What you will do
Give the material once more, word for word, without any images.

****************************************

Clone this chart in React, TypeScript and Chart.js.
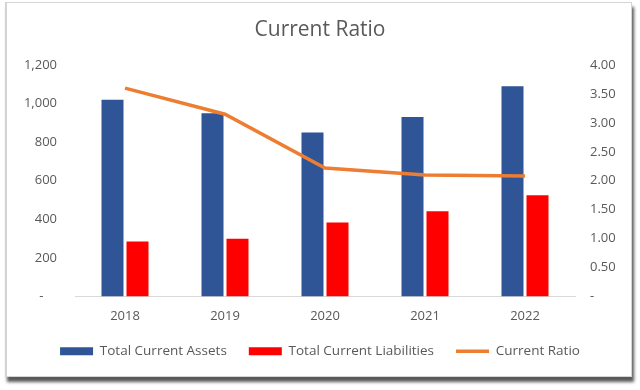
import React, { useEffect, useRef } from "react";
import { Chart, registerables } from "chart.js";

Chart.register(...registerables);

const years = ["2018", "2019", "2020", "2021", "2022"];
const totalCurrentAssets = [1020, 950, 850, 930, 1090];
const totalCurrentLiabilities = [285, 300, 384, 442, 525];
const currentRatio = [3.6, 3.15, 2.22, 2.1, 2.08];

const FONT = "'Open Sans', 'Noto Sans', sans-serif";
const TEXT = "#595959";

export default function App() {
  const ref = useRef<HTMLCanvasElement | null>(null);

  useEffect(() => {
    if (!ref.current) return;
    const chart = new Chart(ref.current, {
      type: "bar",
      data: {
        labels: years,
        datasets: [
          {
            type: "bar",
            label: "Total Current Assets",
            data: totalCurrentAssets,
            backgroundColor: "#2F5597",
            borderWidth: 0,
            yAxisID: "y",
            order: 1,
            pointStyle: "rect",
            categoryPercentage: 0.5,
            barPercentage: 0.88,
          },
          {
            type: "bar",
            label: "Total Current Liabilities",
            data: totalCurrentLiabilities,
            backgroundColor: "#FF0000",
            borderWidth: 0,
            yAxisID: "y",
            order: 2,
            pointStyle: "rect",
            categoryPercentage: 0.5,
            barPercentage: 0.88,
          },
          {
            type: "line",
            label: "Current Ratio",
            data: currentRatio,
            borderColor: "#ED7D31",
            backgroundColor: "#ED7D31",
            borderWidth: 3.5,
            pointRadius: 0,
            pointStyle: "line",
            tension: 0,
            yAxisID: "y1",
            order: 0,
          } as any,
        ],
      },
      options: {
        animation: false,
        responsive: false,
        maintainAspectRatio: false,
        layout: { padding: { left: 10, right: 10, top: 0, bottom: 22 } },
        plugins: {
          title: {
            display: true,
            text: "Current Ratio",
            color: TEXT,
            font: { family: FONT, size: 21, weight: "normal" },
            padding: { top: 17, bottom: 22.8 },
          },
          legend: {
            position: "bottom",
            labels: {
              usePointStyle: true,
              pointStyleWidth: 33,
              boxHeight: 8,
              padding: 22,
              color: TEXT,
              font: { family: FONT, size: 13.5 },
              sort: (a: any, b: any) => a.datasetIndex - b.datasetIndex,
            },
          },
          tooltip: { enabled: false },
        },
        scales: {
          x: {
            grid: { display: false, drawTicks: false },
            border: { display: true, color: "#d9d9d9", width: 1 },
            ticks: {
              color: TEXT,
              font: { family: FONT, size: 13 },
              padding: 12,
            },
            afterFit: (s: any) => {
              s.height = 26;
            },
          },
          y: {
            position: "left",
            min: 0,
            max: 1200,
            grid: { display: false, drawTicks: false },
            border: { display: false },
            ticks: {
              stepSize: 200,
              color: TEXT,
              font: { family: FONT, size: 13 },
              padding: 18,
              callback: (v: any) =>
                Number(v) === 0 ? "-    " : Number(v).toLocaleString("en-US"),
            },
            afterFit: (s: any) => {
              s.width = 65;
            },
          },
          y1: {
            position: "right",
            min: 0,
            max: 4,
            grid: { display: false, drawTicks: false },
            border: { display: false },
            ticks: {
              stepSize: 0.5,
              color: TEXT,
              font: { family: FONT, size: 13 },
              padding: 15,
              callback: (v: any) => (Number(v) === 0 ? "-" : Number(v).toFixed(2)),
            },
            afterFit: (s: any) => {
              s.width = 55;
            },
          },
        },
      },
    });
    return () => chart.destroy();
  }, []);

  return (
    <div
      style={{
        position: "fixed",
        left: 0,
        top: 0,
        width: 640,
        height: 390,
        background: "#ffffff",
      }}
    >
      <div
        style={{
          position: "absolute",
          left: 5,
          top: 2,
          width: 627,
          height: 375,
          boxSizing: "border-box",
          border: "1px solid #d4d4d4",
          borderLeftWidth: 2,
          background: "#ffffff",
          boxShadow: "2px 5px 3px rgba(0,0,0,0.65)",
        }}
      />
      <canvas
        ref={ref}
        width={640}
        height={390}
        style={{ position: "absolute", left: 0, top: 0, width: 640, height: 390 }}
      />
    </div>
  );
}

****************************************

Result below
Clone this chart in React, TypeScript and Chart.js.
import React, { useEffect, useRef } from "react";
import { Chart, registerables } from "chart.js";

Chart.register(...registerables);

const years = ["2018", "2019", "2020", "2021", "2022"];
const totalCurrentAssets = [1020, 950, 850, 930, 1090];
const totalCurrentLiabilities = [285, 300, 384, 442, 525];
const currentRatio = [3.6, 3.15, 2.22, 2.1, 2.08];

const FONT = "'Open Sans', 'Noto Sans', sans-serif";
const TEXT = "#595959";

export default function App() {
  const ref = useRef<HTMLCanvasElement | null>(null);

  useEffect(() => {
    if (!ref.current) return;
    const chart = new Chart(ref.current, {
      type: "bar",
      data: {
        labels: years,
        datasets: [
          {
            type: "bar",
            label: "Total Current Assets",
            data: totalCurrentAssets,
            backgroundColor: "#2F5597",
            borderWidth: 0,
            yAxisID: "y",
            order: 1,
            pointStyle: "rect",
            categoryPercentage: 0.5,
            barPercentage: 0.88,
          },
          {
            type: "bar",
            label: "Total Current Liabilities",
            data: totalCurrentLiabilities,
            backgroundColor: "#FF0000",
            borderWidth: 0,
            yAxisID: "y",
            order: 2,
            pointStyle: "rect",
            categoryPercentage: 0.5,
            barPercentage: 0.88,
          },
          {
            type: "line",
            label: "Current Ratio",
            data: currentRatio,
            borderColor: "#ED7D31",
            backgroundColor: "#ED7D31",
            borderWidth: 3.5,
            pointRadius: 0,
            pointStyle: "line",
            tension: 0,
            yAxisID: "y1",
            order: 0,
          } as any,
        ],
      },
      options: {
        animation: false,
        responsive: false,
        maintainAspectRatio: false,
        layout: { padding: { left: 10, right: 10, top: 0, bottom: 22 } },
        plugins: {
          title: {
            display: true,
            text: "Current Ratio",
            color: TEXT,
            font: { family: FONT, size: 21, weight: "normal" },
            padding: { top: 17, bottom: 22.8 },
          },
          legend: {
            position: "bottom",
            labels: {
              usePointStyle: true,
              pointStyleWidth: 33,
              boxHeight: 8,
              padding: 22,
              color: TEXT,
              font: { family: FONT, size: 13.5 },
              sort: (a: any, b: any) => a.datasetIndex - b.datasetIndex,
            },
          },
          tooltip: { enabled: false },
        },
        scales: {
          x: {
            grid: { display: false, drawTicks: false },
            border: { display: true, color: "#d9d9d9", width: 1 },
            ticks: {
              color: TEXT,
              font: { family: FONT, size: 13 },
              padding: 12,
            },
            afterFit: (s: any) => {
              s.height = 26;
            },
          },
          y: {
            position: "left",
            min: 0,
            max: 1200,
            grid: { display: false, drawTicks: false },
            border: { display: false },
            ticks: {
              stepSize: 200,
              color: TEXT,
              font: { family: FONT, size: 13 },
              padding: 18,
              callback: (v: any) =>
                Number(v) === 0 ? "-    " : Number(v).toLocaleString("en-US"),
            },
            afterFit: (s: any) => {
              s.width = 65;
            },
          },
          y1: {
            position: "right",
            min: 0,
            max: 4,
            grid: { display: false, drawTicks: false },
            border: { display: false },
            ticks: {
              stepSize: 0.5,
              color: TEXT,
              font: { family: FONT, size: 13 },
              padding: 15,
              callback: (v: any) => (Number(v) === 0 ? "-" : Number(v).toFixed(2)),
            },
            afterFit: (s: any) => {
              s.width = 55;
            },
          },
        },
      },
    });
    return () => chart.destroy();
  }, []);

  return (
    <div
      style={{
        position: "fixed",
        left: 0,
        top: 0,
        width: 640,
        height: 390,
        background: "#ffffff",
      }}
    >
      <div
        style={{
          position: "absolute",
          left: 5,
          top: 2,
          width: 627,
          height: 375,
          boxSizing: "border-box",
          border: "1px solid #d4d4d4",
          borderLeftWidth: 2,
          background: "#ffffff",
          boxShadow: "2px 5px 3px rgba(0,0,0,0.65)",
        }}
      />
      <canvas
        ref={ref}
        width={640}
        height={390}
        style={{ position: "absolute", left: 0, top: 0, width: 640, height: 390 }}
      />
    </div>
  );
}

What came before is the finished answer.